Subscription-based Bright Cellars lands more funding to personalize its wines

Bright Cellars, a six-year-old subscription-based wine seller has, like many upstarts, evolved over time. While it once sent its club members third-party wines that fit their particular profiles, Milwaukee, Wisconsin-based Bright Cellars says it’s now amassing enough data about its customers through its “palate” quizzes that it no longer sells wines made by other brands. Instead, while some of its “original” offerings are admittedly sold by other labels under different names, it is increasingly finding success by directing its winemaker partners to tweak the recipe, so to speak.

“We’re optimizing wine like you might optimize a more digital product,” says co-founder and CEO, Richard Yau, a San Francisco native whose startup entered into a regional accelerator program early on and stayed, though the company is now largely decentralized.

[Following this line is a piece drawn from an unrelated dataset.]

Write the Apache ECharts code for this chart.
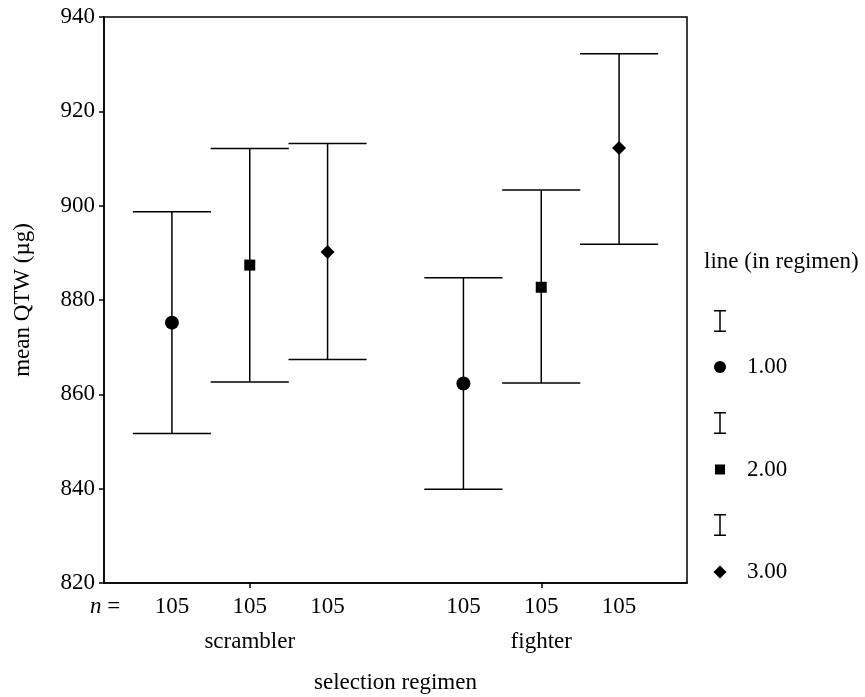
<!DOCTYPE html>
<html>
<head>
<meta charset="utf-8">
<script src="https://cdn.jsdelivr.net/npm/echarts@6/dist/echarts.min.js"></script>
<style>html,body{margin:0;padding:0;background:#fff}#c{width:865px;height:697px}</style>
</head>
<body>
<div id="c"></div>
<script>
// ---- data ----
const categories = ['scrambler', 'fighter'];
const lineNames = ['1.00', '2.00', '3.00'];
const meanLine1 = [875.2, 862.3];
const meanLine2 = [887.4, 882.7];
const meanLine3 = [890.2, 912.2];
const upperLine1 = [898.7, 884.7];
const upperLine2 = [912.1, 903.3];
const upperLine3 = [913.2, 932.2];
const lowerLine1 = [851.7, 839.9];
const lowerLine2 = [862.6, 862.4];
const lowerLine3 = [867.4, 891.8];
const nLine1 = [105, 105];
const nLine2 = [105, 105];
const nLine3 = [105, 105];
const yTicks = [820, 840, 860, 880, 900, 920, 940];

const FONT = "'Liberation Serif','Times New Roman',serif";
const FS = 23;
const means = [meanLine1, meanLine2, meanLine3];
const uppers = [upperLine1, upperLine2, upperLine3];
const lowers = [lowerLine1, lowerLine2, lowerLine3];
const ns = [nLine1, nLine2, nLine3];
const shapes = ['circle', 'rect', 'diamond'];
const legendSizes = [12, 10, 13];
const OFF = 0.267, HALF = 0.134;

function errSeries(li) {
  return {
    type: 'custom', name: 'bar' + (li + 1), itemStyle: {color: '#000'},
    data: categories.map((c, i) => [i, lowers[li][i], uppers[li][i], ns[li][i]]),
    renderItem: function (params, api) {
      const cat = api.value(0), lo = api.value(1), hi = api.value(2), n = api.value(3);
      const band = api.size([1, 0])[0];
      const off = (li - 1) * band * OFF;
      const half = band * HALF;
      const pLo = api.coord([cat, lo]);
      const pHi = api.coord([cat, hi]);
      const pB = api.coord([cat, yTicks[0]]);
      const x = pLo[0] + off;
      const st = {stroke: '#000', lineWidth: 1.5};
      return {type: 'group', children: [
        {type: 'line', shape: {x1: x, y1: pHi[1], x2: x, y2: pLo[1]}, style: st},
        {type: 'line', shape: {x1: x - half, y1: pHi[1], x2: x + half, y2: pHi[1]}, style: st},
        {type: 'line', shape: {x1: x - half, y1: pLo[1], x2: x + half, y2: pLo[1]}, style: st},
        {type: 'text', x: x, y: pB[1] + 24, style: {text: String(n), fill: '#000', font: FS + 'px ' + FONT, align: 'center', verticalAlign: 'middle'}}
      ]};
    }
  };
}
function meanSeries(li) {
  return {
    type: 'custom', name: lineNames[li], itemStyle: {color: '#000'},
    data: categories.map((c, i) => [i, means[li][i]]),
    renderItem: function (params, api) {
      const cat = api.value(0), m = api.value(1);
      const band = api.size([1, 0])[0];
      const p = api.coord([cat, m]);
      const x = p[0] + (li - 1) * band * OFF, y = p[1];
      const st = {fill: '#000'};
      if (shapes[li] === 'circle') return {type: 'circle', shape: {cx: x, cy: y, r: 7}, style: st};
      if (shapes[li] === 'rect') return {type: 'rect', shape: {x: x - 5.5, y: y - 5.5, width: 11, height: 11}, style: st};
      return {type: 'polygon', shape: {points: [[x, y - 7], [x + 7, y], [x, y + 7], [x - 7, y]]}, style: st};
    }
  };
}

const series = [];
for (let li = 0; li < 3; li++) { series.push(errSeries(li)); series.push(meanSeries(li)); }

const markerLegends = lineNames.map((n, i) => {
  const s = legendSizes[i];
  return {
    orient: 'vertical', left: 720 - s / 2, top: 367 + i * 102.5 - 12, itemWidth: s, itemHeight: s,
    selectedMode: false, padding: 0,
    data: [{name: n, icon: shapes[i]}],
    itemStyle: {color: '#000'},
    textStyle: {fontFamily: FONT, fontSize: FS, color: '#000', lineHeight: 24, padding: [0, 0, 0, 22 - s / 2]}
  };
});

const chart = echarts.init(document.getElementById('c'));
chart.setOption({
  animation: false,
  backgroundColor: '#fff',
  textStyle: {fontFamily: FONT},
  title: {text: 'line (in regimen)', left: 704, top: 250, padding: 0,
    textStyle: {fontFamily: FONT, fontSize: FS, fontWeight: 'normal', color: '#000'}},
  grid: {left: 104, right: 178, top: 17, bottom: 114, show: true, borderColor: '#000', borderWidth: 1.5,
    containLabel: false, outerBoundsMode: 'none'},
  legend: [
    {orient: 'vertical', left: 714, top: 310, itemWidth: 12, itemHeight: 22, itemGap: 80, selectedMode: false,
      padding: 0, formatter: () => '',
      data: [1, 2, 3].map(k => ({name: 'bar' + k, icon: 'path://M0,0H12V1.5H6.75V20.5H12V22H0V20.5H5.25V1.5H0Z'})),
      itemStyle: {color: '#000'}}
  ].concat(markerLegends),
  xAxis: {
    type: 'category', data: categories, boundaryGap: true,
    axisLine: {lineStyle: {color: '#000', width: 1.5}},
    axisTick: {show: true, alignWithLabel: true, length: 5, lineStyle: {color: '#000', width: 1.5}},
    axisLabel: {margin: 47, fontFamily: FONT, fontSize: FS, color: '#000'},
    splitLine: {show: false},
    name: 'selection regimen', nameLocation: 'middle', nameGap: 88,
    nameTextStyle: {fontFamily: FONT, fontSize: FS, color: '#000'}
  },
  yAxis: {
    type: 'value', min: yTicks[0], max: yTicks[yTicks.length - 1], interval: 20,
    axisLine: {show: true, lineStyle: {color: '#000', width: 1.5}},
    axisTick: {show: true, length: 5, lineStyle: {color: '#000', width: 1.5}},
    axisLabel: {margin: 9, fontFamily: FONT, fontSize: FS, color: '#000'},
    splitLine: {show: false},
    name: 'mean QTW (µg)', nameLocation: 'middle', nameGap: 70, nameRotate: 90,
    nameTextStyle: {fontFamily: FONT, fontSize: FS, color: '#000'}
  },
  graphic: [
    {type: 'text', left: 90, top: 595, style: {text: '{i|n} =', font: FS + 'px ' + FONT, fill: '#000',
      rich: {i: {fontStyle: 'italic', fontFamily: FONT, fontSize: FS}}}}
  ],
  series: series
});
</script>
</body>
</html>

We talked earlier today with Yau about that shift, which investors are supporting with $11.2 million in Series B funding, led by Cleveland Avenue, with participation from earlier backers Revolution Ventures and Northwestern Mutual. (The company has now raised roughly $20 million altogether).

Yau also talked about industry trends that he’s seeing because of all that data collection.

TC: You say you’re building a portfolio of wines. What does that mean?

RY: We don’t own any land. We’re working primarily with suppliers [as do big companies like Gallo and Constellation], but at a larger scale than before, so we now get to shape what wines taste like and look like, and we can optimize across variables like how sweet should this wine be? How acidic? What do we want its color and brand and label to look like and which segment of our customers will really enjoy this wine the most?

TC: What is one of your concoctions?

RY: We have a sparkling wine that’s produced in the Champagne method — not a Champagne wine; it’s a domestic wine — using grape varietals that no one uses for sparkling wine, and it’s one of the top-rated wines on our platform. Sparkling wine has been really good for us.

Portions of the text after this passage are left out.